EYT Yasallaşması İle Birlikte Çalışanlar Emekliye Ayrıldılar.
EYT’nin yasallaşması ile 2023 yılında 2 bin 705 işçimiz emekliye ayrıldığını, 2024 yılının başında da 2 bine yakın arkadaşların emekliye ayrılacağını ifade ettik. Çünkü bu ekonomik koşullarda tankını yürüten, uçağını uçuran, gemi ve deniz altılarını yüzdüren fırtına obüslerini üreten, stratejik iş yerlerimizin güvenliğini sağlayan, arkadaşlarımızın yaptıkları aynı işin karşılığını özel sektör ve vakıf şirketlerinde çalışan işçilere göre daha düşük olduğunu, bu yüzden iş yerlerimizden ayrıldığını yöneticilere anlattık.
Bir başka beka sorunumuz olan ve maalesef her geçen giderek büyüyen önü alınmazsa problemlere yol açacak birbirinden kıymetli kalifiye arkadaşlarımıza çeşitli aracılar vesilesiyle yurt dışından teklifler geldiğini bu yüzden iş kolumuzda her geçen gün artan beyin göçüne bunun sürdürülmesi durumunda ciddi sıkıntılar yaşanacağını anlattık.
Masa Başındaki Zaman Geçiren Bizden Daha Fazla Maaş Almaktadır.
Yaşanmaz hale gelenlerin durumu budur, masa başında oturarak origami sanatını geliştirenler, boş zamanlarını değerlendirmek için kağıt uçaklar yapıp uçuran ile F-16 ‘ları uçuranların bir buçuk iki katı maaş alır hale gelmişlerdir.
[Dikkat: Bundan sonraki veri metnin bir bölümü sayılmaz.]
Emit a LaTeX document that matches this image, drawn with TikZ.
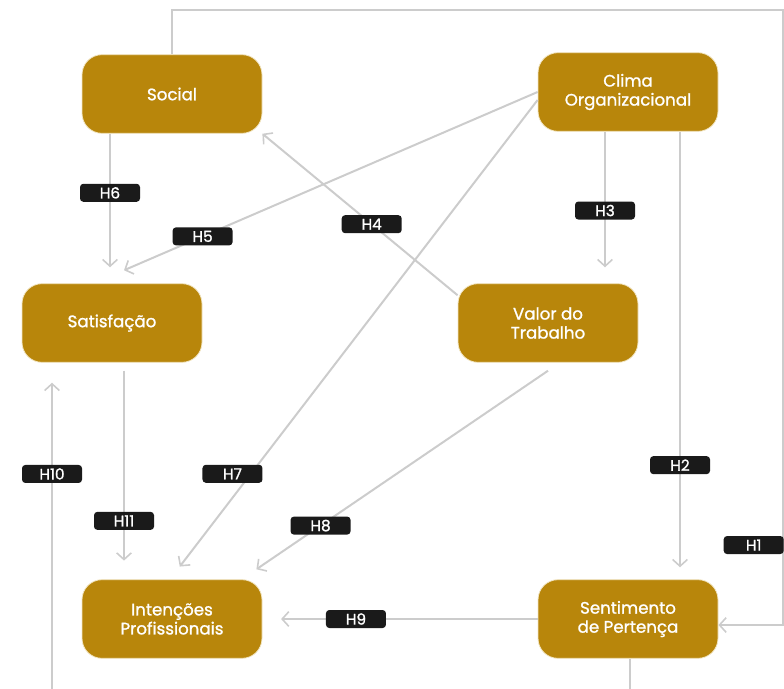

Bununla birlikte kamu toplu iş sözleşmelerinin yürürlük tarihindeki farklılık nedeniyle yürürlüğe ocak ayında başlayan toplu sözleşmeleri ile Mart ayında başlayan toplu sözleşmeleri arasında oluşan ücret farkının da bir başka hak kaybına ve adaletsizliğe neden olduğunu bu durumunda kamu işçilerini arasında bir ayrıma sebep verdiğini istenmeside iş kaybına neden olacağını anlattık. Biz bu adaletsizliğin giderilmesi için bütün kapıları çaldık, sözümüzü dinletemedik.
Türk Harb-İş Sendikası olarak; 53 yıldır durmadan, duraksamadan emeğin ve emekçinin yanında yerimizi alarak, hakkı savunan bir anlayışla atacağımız adımları bir, bir atıyoruz. Bizim tek derdimiz bu kutsal topraklara helal gelmemesidir, büyük ve güçlü devletimizin dara düşmemesidir. Biz ülkemizin öz evlatları olarak: arkadaşlarımızın kendi öz yurtlarında rahat bir yaşam sürmesini sağlamaktır.